Crocker scored 29 of his career-high 33 points in the first half to push Oklahoma to a commanding lead, and the Sooners beat Centenary 86-62 Wednesday night.
Crocker also had 13 rebounds and a career-high three blocks, and freshman Tiny Gallon added 16 points and 15 rebounds for his fourth double-double.
"It felt good," Crocker said. "I'm not going to say it didn't."
The Sooners (6-3) completed a perfect three-game homestand after a disappointing trip to the Great Alaska Shootout that featured back-to-back losses to San Diego and Houston and resulted in their fall from the Top 25.
David Perez had 20 points and Maxx Nakwaasah scored 13 to lead Centenary (4-4), which plays six of seven games on the road after completing a five-game homestand.
After the Alaska trip, coach Jeff Capel adjusted to a four-guard lineup and matched the 6-foot-6 Crocker against opponents' power forwards. He had his first double-double with 16 points and a career-high 16 rebounds to open the homestand against Arkansas, and finished it off in more spectacular form.
"It's one of the best performances I've ever seen live. He was just in one of those zones," Capel said. "He's a streaky shooter and earlier this morning at shootaround, I watched him make about 15 in a row. The whole time, he was saying, "I don't think I can miss.' I guess it carried over to tonight."
Crocker hit his first five shots -- three 3-pointers and two layups -- to score the first 13 points of the game before Perez finally got the Gents on the board with a 3-pointer that rattled around the rim before falling through.
Crocker answered with a 3 at the other end, and the Sooners maintained at least a double-digit lead the rest of the way.
Crocker made 10 of his first 12 shots and followed his second miss by connecting from the same spot moments later after an offensive rebound by Tommy Mason-Griffin.
"One of the things I liked was that all of his shots early came within the flow of the offense," Capel said. "It wasn't like he was hunting them. They just came to him, and I thought he did a good job of mixing 3s up with driving the basketball. I thought he was terrific."

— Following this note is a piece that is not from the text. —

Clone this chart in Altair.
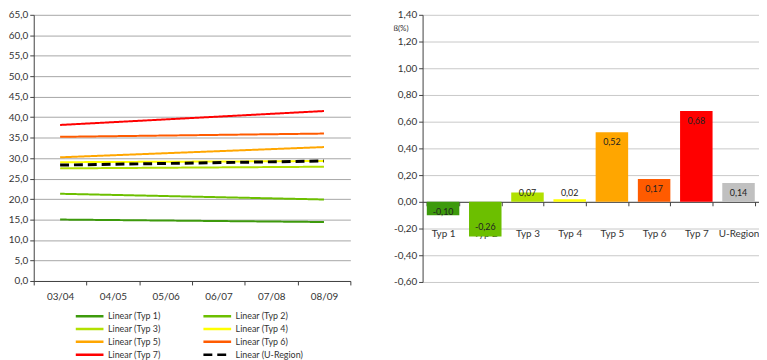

After he had scored 25 of his team's points in building a 31-10 lead, the crowd started chanting Crocker's name coming out of a timeout. He fumbled the ball away on a drive into the lane, only to rush to the opposite end of the court to swat away Pedro Maciel's layup try.
Crocker made a pair of free throws with 1:54 left before halftime to give him 29 points -- one more than he had in a win against Syracuse in the regional semifinals of the NCAA tournament in March. The last time an Oklahoma player scored as many points in a half was Nov. 30, 2001, when Ebi Ere had 29 in the second half of a win at Arkansas.
"Our guys didn't do a very good job of closing out on Crocker and getting to him quick enough. We have a very, very, very young team, so I think they learned from that," Centenary coach Greg Gary said.
"If he hits two, I told them you've got to understand he's probably going to feel it pretty good tonight, so you've got to make it more difficult for him. And we didn't do a very good job of that in the first half."
Perez scored eight straight points to cut Centenary's deficit to 65-50 after Capel had removed most of his starters. The Sooners responded with an 11-3 run, including Crocker's only four points of the second half, to pull away again.
Gallon said he thought part of the reason for the Sooners' current four-game winning streak -- which followed three straight losses away from home -- was that there weren't as many "egos" and the team was playing better together.
"It's not Willie Warren and Oklahoma," Gallon said, referring to the guard who received honorable mention on the preseason All-America team. "It's just the Oklahoma basketball team."